I first learned that Pat had been killed in Vietnam when I came across his name on the memorial at Punchbowl in Hawaii. I'm pleased to find this online memorial to him, to learn more about what happened, and to be able to add my 'farewell'. I'll think of him fondly when I look out at the stars. JANICE (BAKER) BLASE, JANBLASE@COMCAST.NET, 7/7/05
Victor (Pat) was a true friend, we shared many classes at the Naval Academy. It's so sad he left us so early. May God continue to bless his soul. TOM PORTER, 11/13/04
Friend, roommate, classmate
Although he was tragically lost in Viet Nam, I'm not able to think about Bucs without instantly remembering his ever-present smile.
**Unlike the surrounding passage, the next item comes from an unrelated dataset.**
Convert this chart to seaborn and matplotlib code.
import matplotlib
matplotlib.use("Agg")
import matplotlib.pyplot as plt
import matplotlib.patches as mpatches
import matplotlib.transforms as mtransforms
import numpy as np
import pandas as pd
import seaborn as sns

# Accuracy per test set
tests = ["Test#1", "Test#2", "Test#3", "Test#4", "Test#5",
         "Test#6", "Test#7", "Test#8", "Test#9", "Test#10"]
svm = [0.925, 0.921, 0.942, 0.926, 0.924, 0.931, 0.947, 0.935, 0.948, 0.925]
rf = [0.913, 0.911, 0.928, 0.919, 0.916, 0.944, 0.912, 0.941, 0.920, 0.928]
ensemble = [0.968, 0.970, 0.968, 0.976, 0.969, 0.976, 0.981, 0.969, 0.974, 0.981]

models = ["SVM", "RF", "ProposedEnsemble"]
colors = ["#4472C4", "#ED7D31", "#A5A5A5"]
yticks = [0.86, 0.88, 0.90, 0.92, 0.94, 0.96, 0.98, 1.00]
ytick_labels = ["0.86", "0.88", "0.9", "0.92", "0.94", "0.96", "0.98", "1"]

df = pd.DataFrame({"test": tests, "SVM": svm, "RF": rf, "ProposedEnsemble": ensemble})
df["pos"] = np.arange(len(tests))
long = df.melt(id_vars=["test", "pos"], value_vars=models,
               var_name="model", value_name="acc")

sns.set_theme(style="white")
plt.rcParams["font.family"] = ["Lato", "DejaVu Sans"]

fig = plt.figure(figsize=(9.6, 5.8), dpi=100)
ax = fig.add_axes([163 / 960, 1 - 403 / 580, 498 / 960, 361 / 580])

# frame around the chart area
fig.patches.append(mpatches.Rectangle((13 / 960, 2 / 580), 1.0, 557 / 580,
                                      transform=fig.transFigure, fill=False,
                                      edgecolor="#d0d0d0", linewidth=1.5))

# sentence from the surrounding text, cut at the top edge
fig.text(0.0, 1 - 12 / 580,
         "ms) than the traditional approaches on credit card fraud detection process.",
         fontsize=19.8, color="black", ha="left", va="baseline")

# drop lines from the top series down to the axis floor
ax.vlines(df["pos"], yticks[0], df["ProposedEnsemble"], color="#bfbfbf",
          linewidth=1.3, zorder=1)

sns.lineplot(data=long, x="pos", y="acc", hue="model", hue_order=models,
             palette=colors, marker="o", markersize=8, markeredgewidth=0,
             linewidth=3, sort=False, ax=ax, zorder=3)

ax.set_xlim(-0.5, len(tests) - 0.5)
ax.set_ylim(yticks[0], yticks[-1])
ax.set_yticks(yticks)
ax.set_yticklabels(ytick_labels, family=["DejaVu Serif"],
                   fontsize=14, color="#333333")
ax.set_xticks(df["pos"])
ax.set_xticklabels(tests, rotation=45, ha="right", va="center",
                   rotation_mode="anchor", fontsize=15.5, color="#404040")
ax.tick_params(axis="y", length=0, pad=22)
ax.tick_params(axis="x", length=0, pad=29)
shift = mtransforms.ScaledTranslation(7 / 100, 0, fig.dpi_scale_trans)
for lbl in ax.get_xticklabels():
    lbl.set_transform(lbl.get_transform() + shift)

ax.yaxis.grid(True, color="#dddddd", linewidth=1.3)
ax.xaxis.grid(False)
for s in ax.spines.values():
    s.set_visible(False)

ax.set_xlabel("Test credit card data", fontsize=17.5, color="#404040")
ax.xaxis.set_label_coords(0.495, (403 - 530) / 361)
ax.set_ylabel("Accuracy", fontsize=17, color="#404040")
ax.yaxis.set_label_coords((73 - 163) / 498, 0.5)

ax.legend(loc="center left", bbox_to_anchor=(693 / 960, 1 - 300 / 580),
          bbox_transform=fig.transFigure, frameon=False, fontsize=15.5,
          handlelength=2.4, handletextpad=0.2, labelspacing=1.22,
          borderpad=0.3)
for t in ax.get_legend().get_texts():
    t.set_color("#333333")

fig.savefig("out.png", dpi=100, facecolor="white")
He was a friend to all who knew him, a confidant to those who needed help or advice, and a professional when it came to doing his work. These days Bucs surely sits somewhere close to God so that he can be called on to cheer things up when even God is dismayed about happenings here on earth. A wonderful person, part of the tragedy of his loss is that others never had the chance to meet him. BILL COWAN, USMC (RET), WVC3@EARTHLINK.NET, 7/19/04
From Daily Breeze on May 23, 2015. Quote from Steve Wilson:
"A couple of these guys never came back. I worked on the flight deck of an aircraft carrier and would just watch them leave and never come back,” the Torrance resident said, walking to another section and landing his finger beneath the name Victor P. Buckley. “We searched three days for him and never found him."